Norma se adelantó hacia la espaciosa cocina, cuya salida al jardín estaba vigilada por un agente de seguridad.

—Sí, pero no en relación con esa desgracia. Hablábamos sobre la muerte en general. Resultó que Milland también conocía la obra Cato maior de senectute, de Cicerón, y la encontraba tan impresionante como yo. Trata de una madurez de la sabiduría, que sólo se alcanza con la muerte. «Me ilusiona tanto esa madurez —dice Catón—, que cuanto más me acerco a la muerte, creo empezar a divisar tierra y llegar por fin a puerto, después de un viaje tan largo por tantos mares.» Ahora, Milland alcanzó ese puerto, sea cual fuere... ¡Mira, aquí hay una lata de té!

Westen se la dio a Norma.

Ella y Barski se familiarizaron pronto con la cocina y, poco a poco, encontraron lo necesario. Barski colocó las tazas y platos en una bandeja. Al otro lado de las ventanas trepaban clemátides de flores azules, y los aromas del otoño invadían la pieza. Era un día maravilloso. «Y sólo hace unas cuarenta horas que mataron al hombre que vivía en este pequeño paraíso a orillas del mar», pensó Norma.

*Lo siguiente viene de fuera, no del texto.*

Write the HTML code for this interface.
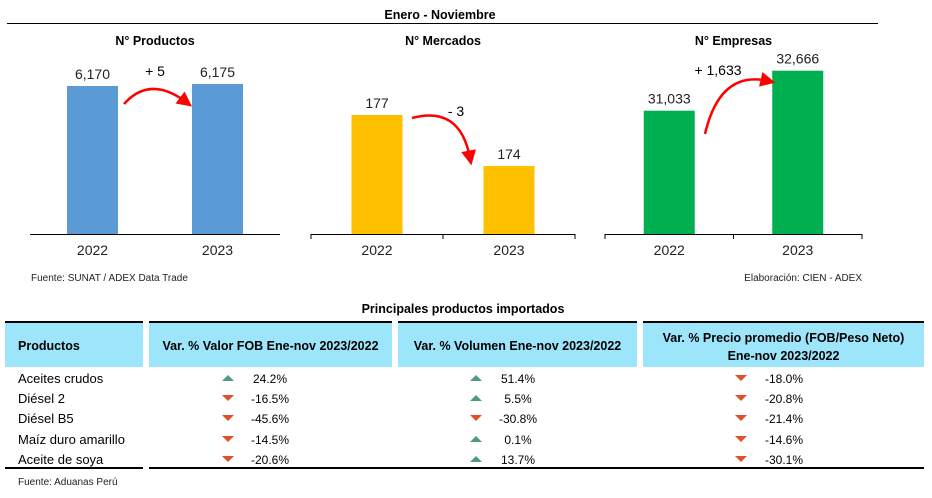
<!DOCTYPE html>
<html><head><meta charset="utf-8"><style>
body{margin:0;background:#fff;}
svg{display:block;font-family:"Liberation Sans",Arial,sans-serif;}
</style></head><body>
<svg id="root" width="932" height="498" viewBox="0 0 932 498">
<defs><marker id="ah" markerWidth="6" markerHeight="6" refX="3" refY="3" orient="auto"><path d="M0,0 L6,3 L0,6 Z" fill="#f00"/></marker></defs>
<text x="440" y="19" text-anchor="middle" font-size="12.5" font-weight="bold">Enero - Noviembre</text>
<line x1="7" y1="23.5" x2="878" y2="23.5" stroke="#000" stroke-width="1"/>
<g id="charts"></g>
<path d="M124,104 Q150,75 186,102" fill="none" stroke="#f00" stroke-width="2.5" marker-end="url(#ah)"/>
<text x="155" y="76" text-anchor="middle" font-size="14">+ 5</text>
<path d="M412,118 Q460,105 470,158" fill="none" stroke="#f00" stroke-width="2.5" marker-end="url(#ah)"/>
<text x="456" y="116" text-anchor="middle" font-size="14">- 3</text>
<path d="M705,134 Q720,70 768,81" fill="none" stroke="#f00" stroke-width="2.5" marker-end="url(#ah)"/>
<text x="718" y="75" text-anchor="middle" font-size="14">+ 1,633</text>
<text x="31" y="281" font-size="10" fill="#222">Fuente: SUNAT / ADEX Data Trade</text>
<text x="862" y="281" text-anchor="end" font-size="10" fill="#222">Elaboración: CIEN - ADEX</text>
<text x="463" y="313" text-anchor="middle" font-size="12.5" font-weight="bold">Principales productos importados</text>
<g id="table"></g>
<text x="18" y="485" font-size="10" fill="#222">Fuente: Aduanas Perú</text>
</svg>
<script>
const chartTitles=["N° Productos","N° Mercados","N° Empresas"];
const years=["2022","2023"];
const productosVals=[6170,6175];
const mercadosVals=[177,174];
const empresasVals=[31033,32666];
const valueLabels=[["6,170","6,175"],["177","174"],["31,033","32,666"]];
const axisMins=[5800,170,26000];
const NS="http://www.w3.org/2000/svg";
function mk(tag,attrs,parent){const e=document.createElementNS(NS,tag);for(const k in attrs)e.setAttribute(k,attrs[k]);parent.appendChild(e);return e;}
const cfg=[{x0:30,x1:280,c:"#5b9bd5",ticks:false,key:"productos",scale:0.4},
{x0:311,x1:575,c:"#ffc000",ticks:true,key:"mercados",scale:17},
{x0:605,x1:862,c:"#00b050",ticks:true,key:"empresas",scale:0.0245}];
const allVals=[productosVals,mercadosVals,empresasVals];
const g=document.getElementById('charts');
const base=234;
cfg.forEach((c,i)=>{
  const w=c.x1-c.x0, band=w/2;
  const yS=v=>base-(v-axisMins[i])*c.scale;
  const t=mk('text',{x:(c.x0+c.x1)/2,y:45,'text-anchor':'middle','font-size':'12.5','font-weight':'bold'},g);
  t.textContent=chartTitles[i];
  
  
  allVals[i].forEach((v,j)=>{
    const cx=c.x0+band*(j+0.5), bw=51;
    const y=yS(v);
    const r=mk('rect',{x:cx-bw/2,y:y,width:bw,height:base-y,fill:c.c},g);
    
    
    const l=mk('text',{x:cx,y:y-7,'text-anchor':'middle','font-size':'14',fill:'#222'},g);
    l.textContent=valueLabels[i][j];
    
    
    const xl=mk('text',{x:cx,y:255,'text-anchor':'middle','font-size':'14',fill:'#222'},g);
    xl.textContent=years[j];
    
    
  });
  const ax=mk('line',{x1:c.x0,y1:base+0.5,x2:c.x1,y2:base+0.5,stroke:'#000','stroke-width':1},g);
  
  
  if(c.ticks){[0,1,2].forEach(k=>{const tk=mk('line',{x1:c.x0+band*k,y1:base,x2:c.x0+band*k,y2:base+5,stroke:'#000'},g);
    
    });}
});
// table
const products=["Aceites crudos","Diésel 2","Diésel B5","Maíz duro amarillo","Aceite de soya"];
const fobVar=[24.2,-16.5,-45.6,-14.5,-20.6];
const volVar=[51.4,5.5,-30.8,0.1,13.7];
const priceVar=[-18.0,-20.8,-21.4,-14.6,-30.1];
const tb=document.getElementById('table');
const cols=[[5,143],[149,392],[398,637],[643,924]];
const headers=[["Productos"],["Var. % Valor FOB Ene-nov 2023/2022"],["Var. % Volumen Ene-nov 2023/2022"],["Var. % Precio promedio (FOB/Peso Neto)","Ene-nov 2023/2022"]];
cols.forEach((c,i)=>{
  const h=mk('rect',{x:c[0],y:323,width:c[1]-c[0],height:44,fill:'#9de5fb'},tb);
  
  
  const tl=mk('line',{x1:c[0],y1:322,x2:c[1],y2:322,stroke:'#000','stroke-width':2},tb);
  
  
  const bl=mk('line',{x1:c[0],y1:468,x2:i==3?c[1]:cols[i][1]+(i>0?6:0),y2:468,stroke:'#000','stroke-width':2},tb);
  
  
  headers[i].forEach((s,k)=>{
    const ht=mk('text',{x:i==0?18:(c[0]+c[1])/2,y:headers[i].length==1?350:342+k*18,'text-anchor':i==0?'start':'middle','font-size':'12.5','font-weight':'bold'},tb);
    ht.textContent=s;
    
    
  });
});
const rowY=[383,403,423,444,464];
const numCols=[[fobVar,228,270],[volVar,476,518],[priceVar,741,784]];
products.forEach((p,r)=>{
  const t=mk('text',{x:18,y:rowY[r],'font-size':'13'},tb);
  t.textContent=p;
  
  
  numCols.forEach((nc,ci)=>{
    const v=nc[0][r], tx=nc[1], cy=rowY[r]-5;
    const pts=v>=0?`${tx-6},${cy+3} ${tx+6},${cy+3} ${tx},${cy-3}`:`${tx-6},${cy-3} ${tx+6},${cy-3} ${tx},${cy+3}`;
    const tri=mk('polygon',{points:pts,fill:v>=0?'#4e9a7a':'#e0502b'},tb);
    
    
    const vt=mk('text',{x:nc[2],y:rowY[r],'text-anchor':'middle','font-size':'12'},tb);
    vt.textContent=v.toFixed(1)+'%';
    
    
  });
});
</script>
</body></html>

—A mí me gusta esa obra de Cicerón —comentó Westen—. Y lógicamente sé que también mi viaje terminará pronto... No obstante, pedí a Dios que me dejara navegar durante un tiempo más... No por mí, ya que estoy harto de la vida, sino por ti, mi querida Norma. Tú lo sabes bien.

Ella le besó con ternura.

—Pero ahora está usted, doctor —continuó el anciano—. En caso necesario, se encargará de que, por lo menos, esta criatura coma debidamente de vez en cuando.

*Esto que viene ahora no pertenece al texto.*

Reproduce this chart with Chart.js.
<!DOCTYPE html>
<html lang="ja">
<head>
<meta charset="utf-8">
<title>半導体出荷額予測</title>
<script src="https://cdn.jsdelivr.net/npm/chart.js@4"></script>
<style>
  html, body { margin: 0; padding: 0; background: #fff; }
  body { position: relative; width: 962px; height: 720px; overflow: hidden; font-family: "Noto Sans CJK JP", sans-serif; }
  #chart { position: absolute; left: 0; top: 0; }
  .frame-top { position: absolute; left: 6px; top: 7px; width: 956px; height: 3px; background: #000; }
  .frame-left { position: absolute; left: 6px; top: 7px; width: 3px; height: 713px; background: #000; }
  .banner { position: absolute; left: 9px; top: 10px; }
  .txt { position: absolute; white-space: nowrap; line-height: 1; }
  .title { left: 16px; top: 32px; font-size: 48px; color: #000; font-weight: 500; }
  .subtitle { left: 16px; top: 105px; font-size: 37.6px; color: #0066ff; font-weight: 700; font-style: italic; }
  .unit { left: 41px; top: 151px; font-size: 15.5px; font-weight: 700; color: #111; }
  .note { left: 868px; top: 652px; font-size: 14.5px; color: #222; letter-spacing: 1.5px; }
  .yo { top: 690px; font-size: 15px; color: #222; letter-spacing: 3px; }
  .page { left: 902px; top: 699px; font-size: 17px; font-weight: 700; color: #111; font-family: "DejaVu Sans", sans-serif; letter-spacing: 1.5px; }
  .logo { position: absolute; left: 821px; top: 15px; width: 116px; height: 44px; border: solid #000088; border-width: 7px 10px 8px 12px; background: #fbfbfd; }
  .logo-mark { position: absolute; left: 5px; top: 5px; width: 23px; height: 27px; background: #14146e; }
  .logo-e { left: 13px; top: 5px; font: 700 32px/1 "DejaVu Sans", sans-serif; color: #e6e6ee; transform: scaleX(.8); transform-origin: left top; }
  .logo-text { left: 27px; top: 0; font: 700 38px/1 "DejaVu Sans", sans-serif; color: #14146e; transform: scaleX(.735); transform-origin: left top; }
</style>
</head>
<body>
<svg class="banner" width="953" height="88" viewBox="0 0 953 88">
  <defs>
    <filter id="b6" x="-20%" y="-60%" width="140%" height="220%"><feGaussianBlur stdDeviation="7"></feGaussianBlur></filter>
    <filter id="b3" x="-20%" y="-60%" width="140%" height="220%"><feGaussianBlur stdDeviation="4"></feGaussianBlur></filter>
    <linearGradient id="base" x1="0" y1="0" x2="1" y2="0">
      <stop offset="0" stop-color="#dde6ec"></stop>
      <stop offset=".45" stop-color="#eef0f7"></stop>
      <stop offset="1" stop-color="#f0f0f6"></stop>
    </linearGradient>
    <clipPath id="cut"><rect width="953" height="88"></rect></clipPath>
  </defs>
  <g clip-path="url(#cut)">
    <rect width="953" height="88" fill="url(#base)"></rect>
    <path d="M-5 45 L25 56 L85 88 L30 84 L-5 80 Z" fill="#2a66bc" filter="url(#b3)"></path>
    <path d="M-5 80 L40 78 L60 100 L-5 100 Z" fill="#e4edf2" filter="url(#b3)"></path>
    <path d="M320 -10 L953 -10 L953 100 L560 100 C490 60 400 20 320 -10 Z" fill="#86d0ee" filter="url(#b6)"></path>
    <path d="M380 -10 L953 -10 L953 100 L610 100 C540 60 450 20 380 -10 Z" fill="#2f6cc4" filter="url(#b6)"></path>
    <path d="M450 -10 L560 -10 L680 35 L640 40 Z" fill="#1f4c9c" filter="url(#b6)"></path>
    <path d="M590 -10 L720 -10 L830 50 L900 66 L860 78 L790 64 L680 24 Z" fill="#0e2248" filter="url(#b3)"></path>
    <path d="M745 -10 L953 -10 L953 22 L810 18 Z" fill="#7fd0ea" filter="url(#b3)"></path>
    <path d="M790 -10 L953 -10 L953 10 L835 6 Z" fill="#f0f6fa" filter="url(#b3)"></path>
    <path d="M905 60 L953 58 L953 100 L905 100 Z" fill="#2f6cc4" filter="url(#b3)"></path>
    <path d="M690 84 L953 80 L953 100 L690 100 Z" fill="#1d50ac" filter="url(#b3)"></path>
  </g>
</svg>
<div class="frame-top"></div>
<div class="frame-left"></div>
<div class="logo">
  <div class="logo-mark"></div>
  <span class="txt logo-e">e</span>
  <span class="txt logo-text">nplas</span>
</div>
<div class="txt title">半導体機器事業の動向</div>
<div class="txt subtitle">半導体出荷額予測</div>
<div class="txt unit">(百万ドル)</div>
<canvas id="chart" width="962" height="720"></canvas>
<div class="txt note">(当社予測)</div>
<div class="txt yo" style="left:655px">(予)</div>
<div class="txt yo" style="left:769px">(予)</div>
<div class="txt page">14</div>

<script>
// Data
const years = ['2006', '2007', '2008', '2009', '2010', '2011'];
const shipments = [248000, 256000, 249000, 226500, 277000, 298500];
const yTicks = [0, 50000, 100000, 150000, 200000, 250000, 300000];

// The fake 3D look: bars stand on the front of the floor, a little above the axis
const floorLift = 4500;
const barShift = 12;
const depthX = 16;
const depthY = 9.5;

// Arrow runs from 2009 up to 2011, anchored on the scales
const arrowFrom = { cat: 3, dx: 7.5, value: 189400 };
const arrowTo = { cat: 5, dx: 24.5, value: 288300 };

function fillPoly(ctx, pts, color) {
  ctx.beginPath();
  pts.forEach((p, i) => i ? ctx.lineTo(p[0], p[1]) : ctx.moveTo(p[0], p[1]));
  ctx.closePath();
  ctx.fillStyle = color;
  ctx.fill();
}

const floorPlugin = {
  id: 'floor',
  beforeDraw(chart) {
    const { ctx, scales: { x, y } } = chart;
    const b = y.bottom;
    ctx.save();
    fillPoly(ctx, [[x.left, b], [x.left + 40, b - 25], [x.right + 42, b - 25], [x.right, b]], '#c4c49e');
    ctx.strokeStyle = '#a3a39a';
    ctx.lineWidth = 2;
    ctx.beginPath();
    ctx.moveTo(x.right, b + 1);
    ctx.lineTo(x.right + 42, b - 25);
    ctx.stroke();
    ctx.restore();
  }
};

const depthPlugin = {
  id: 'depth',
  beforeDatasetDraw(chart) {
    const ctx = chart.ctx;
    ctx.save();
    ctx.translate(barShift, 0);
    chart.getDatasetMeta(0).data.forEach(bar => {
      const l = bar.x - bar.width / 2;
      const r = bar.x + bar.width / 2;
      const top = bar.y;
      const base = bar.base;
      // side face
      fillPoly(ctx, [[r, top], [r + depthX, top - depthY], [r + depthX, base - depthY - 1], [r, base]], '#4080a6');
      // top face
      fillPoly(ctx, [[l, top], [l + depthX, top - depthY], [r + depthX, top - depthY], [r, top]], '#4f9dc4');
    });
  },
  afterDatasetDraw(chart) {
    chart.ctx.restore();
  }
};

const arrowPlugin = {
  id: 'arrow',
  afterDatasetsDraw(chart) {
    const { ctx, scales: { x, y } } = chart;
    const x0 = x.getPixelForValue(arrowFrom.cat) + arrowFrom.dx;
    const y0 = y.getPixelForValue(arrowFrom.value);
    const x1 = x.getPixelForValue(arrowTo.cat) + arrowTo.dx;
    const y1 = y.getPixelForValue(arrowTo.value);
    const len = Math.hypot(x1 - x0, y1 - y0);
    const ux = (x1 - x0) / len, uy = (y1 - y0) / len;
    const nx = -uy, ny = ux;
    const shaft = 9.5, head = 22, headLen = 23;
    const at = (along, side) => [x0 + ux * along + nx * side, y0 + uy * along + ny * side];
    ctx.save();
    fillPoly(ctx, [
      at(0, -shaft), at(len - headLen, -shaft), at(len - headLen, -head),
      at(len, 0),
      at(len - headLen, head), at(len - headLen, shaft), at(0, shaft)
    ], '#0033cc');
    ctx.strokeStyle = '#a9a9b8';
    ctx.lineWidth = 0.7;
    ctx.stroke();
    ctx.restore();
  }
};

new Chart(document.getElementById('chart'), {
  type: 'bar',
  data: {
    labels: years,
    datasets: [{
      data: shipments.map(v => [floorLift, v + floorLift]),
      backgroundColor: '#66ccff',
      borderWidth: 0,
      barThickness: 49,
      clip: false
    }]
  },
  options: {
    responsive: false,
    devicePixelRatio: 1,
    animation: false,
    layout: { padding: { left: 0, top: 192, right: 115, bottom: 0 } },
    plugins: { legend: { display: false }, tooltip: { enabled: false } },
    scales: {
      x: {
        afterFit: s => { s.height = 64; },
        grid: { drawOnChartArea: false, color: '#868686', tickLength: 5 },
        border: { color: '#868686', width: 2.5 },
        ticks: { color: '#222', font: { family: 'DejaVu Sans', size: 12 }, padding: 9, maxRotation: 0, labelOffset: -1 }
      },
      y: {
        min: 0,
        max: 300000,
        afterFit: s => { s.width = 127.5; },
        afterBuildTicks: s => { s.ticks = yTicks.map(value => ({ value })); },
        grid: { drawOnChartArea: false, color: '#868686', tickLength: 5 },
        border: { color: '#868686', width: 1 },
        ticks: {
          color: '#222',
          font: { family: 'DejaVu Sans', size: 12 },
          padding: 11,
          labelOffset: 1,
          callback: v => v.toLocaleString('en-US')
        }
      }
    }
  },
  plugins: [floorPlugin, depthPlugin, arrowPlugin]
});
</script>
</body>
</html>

—Tú no tendrías que morirte nunca —dijo Norma.

—En ocasiones me siento ya muy cansado, hija.

—Hablo así por puro egoísmo. Hay personas que llegan a los noventa y noventa y cinco años. Aunque exista Jan, te necesito. También Jan te necesita. Todo el mundo te necesita.

—¿Todo el mundo? —respondió el anciano—. ¡Eso sería horrible! Por suerte, no es así. Tú me necesitas, Norma, pero..., ¿quién más? Y, voilá, ¡aquí está el azucarero!

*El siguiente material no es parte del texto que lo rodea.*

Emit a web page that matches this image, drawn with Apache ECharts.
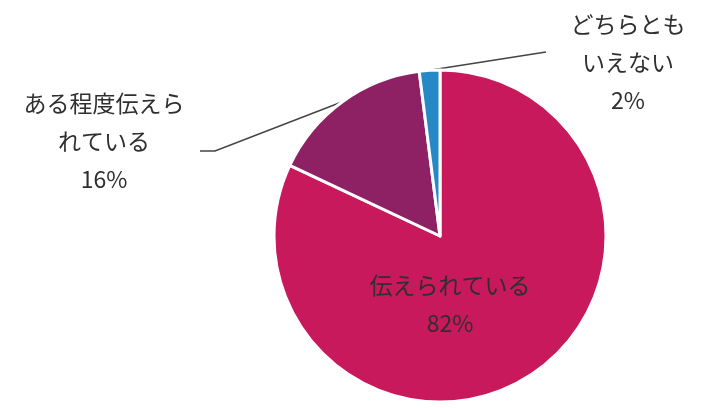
<!DOCTYPE html>
<html><head><meta charset="utf-8">
<script src="https://cdn.jsdelivr.net/npm/echarts@6/dist/echarts.min.js"></script>
<style>html,body{margin:0;padding:0;background:#fff}#c{width:709px;height:408px}</style>
</head><body><div id="c"></div>
<script>
const categories = ['伝えられている', 'ある程度伝えら\nれている', 'どちらとも\nいえない'];
const values = [82, 16, 2];
const colors = ['#C8195C', '#8E2064', '#2688C4'];
// label anchor positions (label centers) in px
const labelPos = [[450, 304], [104, 141], [628, 62]];
// leader line bends/ends (after the slice-edge start point)
const linePts = [null, [[215, 151], [200, 151]], [[546, 52], [546, 52]]];

const chart = echarts.init(document.getElementById('c'));
chart.setOption({
  animation: false,
  series: [{
    type: 'pie',
    center: [440, 236],
    radius: 166,
    startAngle: 90,
    clockwise: true,
    itemStyle: { borderColor: '#fff', borderWidth: 3 },
    label: {
      formatter: p => p.name + '\n' + p.value + '%',
      fontFamily: 'Noto Sans CJK JP',
      fontSize: 23,
      lineHeight: 38,
      color: '#2f2f2f',
      align: 'center'
    },
    labelLine: { show: true, lineStyle: { color: '#444', width: 1.5 }, length: 20, length2: 20 },
    labelLayout: p => {
      const out = {
        x: labelPos[p.dataIndex][0],
        y: labelPos[p.dataIndex][1],
        align: 'center',
        verticalAlign: 'middle'
      };
      if (linePts[p.dataIndex] && p.labelLinePoints) {
        out.labelLinePoints = [p.labelLinePoints[0]].concat(linePts[p.dataIndex]);
      }
      return out;
    },
    data: values.map((v, i) => ({
      name: categories[i],
      value: v,
      itemStyle: { color: colors[i] },
      label: i === 0 ? { position: 'inside' } : { position: 'outside' },
      labelLine: { show: i !== 0 }
    }))
  }]
});
</script></body></html>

Lo sacó de un armario de pared con gesto triunfal.

—Usted es un hombre especial —le dijo de pronto a Barski—. Norma me contó lo bien informado que está referente a iglesias y monasterios que ni siquiera visitó nunca. ¿Sabe también algo acerca de las iglesias y los monasterios de aquí?

Barski contestó muy serio:

—La parroquia a la que fue Sondersen, es la más antigua de esas pequeñas iglesias. Creo que procede de 1048. Tiene un coro y un crucero, y al lado de la puerta norte hay un cepo con herrajes, que parece hecho de un tronco de encina...

Norma se descubrió mirándole sonriente. «¡Domínate! —se dijo en seguida—. ¡Recuerda que toda desgracia comienza por la locura que significa enamorarse!»

—En las islas del canal hay iglesias maravillosas —prosiguió Barski, apoyado en la puerta que conducía al jardín—. En Les Vauxbelets, por ejemplo, donde existió un hospital alemán subterráneo, se halla The Little Chapel, una iglesia en miniatura. No se hizo famosa por sus minúsculas dimensiones, sino los incontables fragmentos multicolores de conchas, vidrio y porcelana que adornan su interior y también la parte exterior. O la Glass Church de Millbrook, en la isla de Jersey —agregó con tímida sonrisa—. En ella todo es vidrio: el altar, la cruz, el comulgatorio que se extiende entre la nave y el coro, la pared que va de la capilla de Santa María y la nave, así como cuatro enormes ángeles. La pila bautismal, igualmente de vidrio, es la única de su estilo en toda Inglaterra...

Detrás de Barski pendían unas ramas de olorosos capullos. «Jan rodeado de flores —pensó Norma—. Como en una pintura antigua... ¡Pero basta ya, caramba! Todas las desgracias comienzan con esta imbecilidad...»

La tetera silbó.

—«Claro que no siempre ha de ser una imbecilidad —reflexionó Norma—. No siempre.»